## start GIVEN INFORMATION

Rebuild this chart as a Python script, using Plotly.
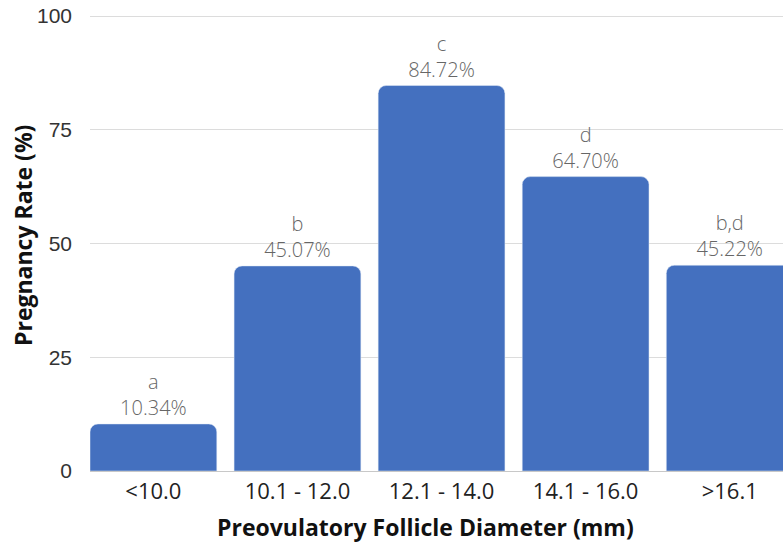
import plotly.graph_objects as go

categories = ["<10.0", "10.1 - 12.0", "12.1 - 14.0", "14.1 - 16.0", ">16.1"]
rates = [10.34, 45.07, 84.72, 64.70, 45.22]
letters = ["a", "b", "c", "d", "b,d"]
y_ticks = [0, 25, 50, 75, 100]

labels = [f"{l}<br>{v:.2f}%" for l, v in zip(letters, rates)]

W, H = 783, 542
L, T, B = 90, 12, 71
PW, PH = W - L, H - T - B
PX_PER_UNIT = 4.55
Y_TOP = PH / PX_PER_UNIT

fig = go.Figure(go.Bar(
    x=list(range(len(categories))),
    y=rates,
    text=labels,
    textposition="outside",
    textfont=dict(family="Open Sans", size=20, color="#666666", weight=300),
    marker=dict(color="#4470BF", cornerradius=8),
    cliponaxis=False,
    width=0.88,
))

fig.update_layout(
    width=W, height=H,
    margin=dict(l=L, r=0, t=T, b=B, pad=0, autoexpand=False),
    plot_bgcolor="white", paper_bgcolor="white",
    showlegend=False,
    uniformtext=dict(mode=False),
    xaxis=dict(
        range=[-0.44, 4.37],
        tickmode="array",
        tickvals=list(range(len(categories))),
        ticktext=categories,
        tickfont=dict(family="Open Sans", size=22, color="#222222"),
        showgrid=False,
        showline=True, linecolor="#c8c8c8", linewidth=1,
        ticks="", ticklabelstandoff=1,
        automargin=False,
    ),
    yaxis=dict(
        range=[0, Y_TOP],
        tickmode="array",
        tickvals=y_ticks,
        tickfont=dict(family="Liberation Sans", size=21, color="#333333"),
        showgrid=True, gridcolor="#dcdcdc", gridwidth=1,
        zeroline=False,
        ticks="", ticklabelstandoff=17,
        ticklabeloverflow="allow",
        automargin=False,
    ),
    annotations=[
        dict(text="<b>Pregnancy Rate (%)</b>", xref="paper", yref="paper",
             x=(23 - L) / PW, y=(T + PH - 236) / PH, xanchor="center", yanchor="middle",
             showarrow=False, textangle=-90,
             font=dict(family="Open Sans", size=23, color="#111111")),
        dict(text="<b>Preovulatory Follicle Diameter (mm)</b>", xref="paper", yref="paper",
             x=(425 - L) / PW, y=-(527 - (T + PH)) / PH, xanchor="center", yanchor="middle",
             showarrow=False,
             font=dict(family="Open Sans", size=23, color="#111111")),
    ],
)

fig.write_html("out.html", config={"displayModeBar": False},
               post_script="document.body.style.margin='0';")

## end GIVEN INFORMATION

EXERCISE:
Leave every image out, and retype the material exactly.

RIGHT ANSWER:
Rebuild this chart as a Python script, using Plotly.
import plotly.graph_objects as go

categories = ["<10.0", "10.1 - 12.0", "12.1 - 14.0", "14.1 - 16.0", ">16.1"]
rates = [10.34, 45.07, 84.72, 64.70, 45.22]
letters = ["a", "b", "c", "d", "b,d"]
y_ticks = [0, 25, 50, 75, 100]

labels = [f"{l}<br>{v:.2f}%" for l, v in zip(letters, rates)]

W, H = 783, 542
L, T, B = 90, 12, 71
PW, PH = W - L, H - T - B
PX_PER_UNIT = 4.55
Y_TOP = PH / PX_PER_UNIT

fig = go.Figure(go.Bar(
    x=list(range(len(categories))),
    y=rates,
    text=labels,
    textposition="outside",
    textfont=dict(family="Open Sans", size=20, color="#666666", weight=300),
    marker=dict(color="#4470BF", cornerradius=8),
    cliponaxis=False,
    width=0.88,
))

fig.update_layout(
    width=W, height=H,
    margin=dict(l=L, r=0, t=T, b=B, pad=0, autoexpand=False),
    plot_bgcolor="white", paper_bgcolor="white",
    showlegend=False,
    uniformtext=dict(mode=False),
    xaxis=dict(
        range=[-0.44, 4.37],
        tickmode="array",
        tickvals=list(range(len(categories))),
        ticktext=categories,
        tickfont=dict(family="Open Sans", size=22, color="#222222"),
        showgrid=False,
        showline=True, linecolor="#c8c8c8", linewidth=1,
        ticks="", ticklabelstandoff=1,
        automargin=False,
    ),
    yaxis=dict(
        range=[0, Y_TOP],
        tickmode="array",
        tickvals=y_ticks,
        tickfont=dict(family="Liberation Sans", size=21, color="#333333"),
        showgrid=True, gridcolor="#dcdcdc", gridwidth=1,
        zeroline=False,
        ticks="", ticklabelstandoff=17,
        ticklabeloverflow="allow",
        automargin=False,
    ),
    annotations=[
        dict(text="<b>Pregnancy Rate (%)</b>", xref="paper", yref="paper",
             x=(23 - L) / PW, y=(T + PH - 236) / PH, xanchor="center", yanchor="middle",
             showarrow=False, textangle=-90,
             font=dict(family="Open Sans", size=23, color="#111111")),
        dict(text="<b>Preovulatory Follicle Diameter (mm)</b>", xref="paper", yref="paper",
             x=(425 - L) / PW, y=-(527 - (T + PH)) / PH, xanchor="center", yanchor="middle",
             showarrow=False,
             font=dict(family="Open Sans", size=23, color="#111111")),
    ],
)

fig.write_html("out.html", config={"displayModeBar": False},
               post_script="document.body.style.margin='0';")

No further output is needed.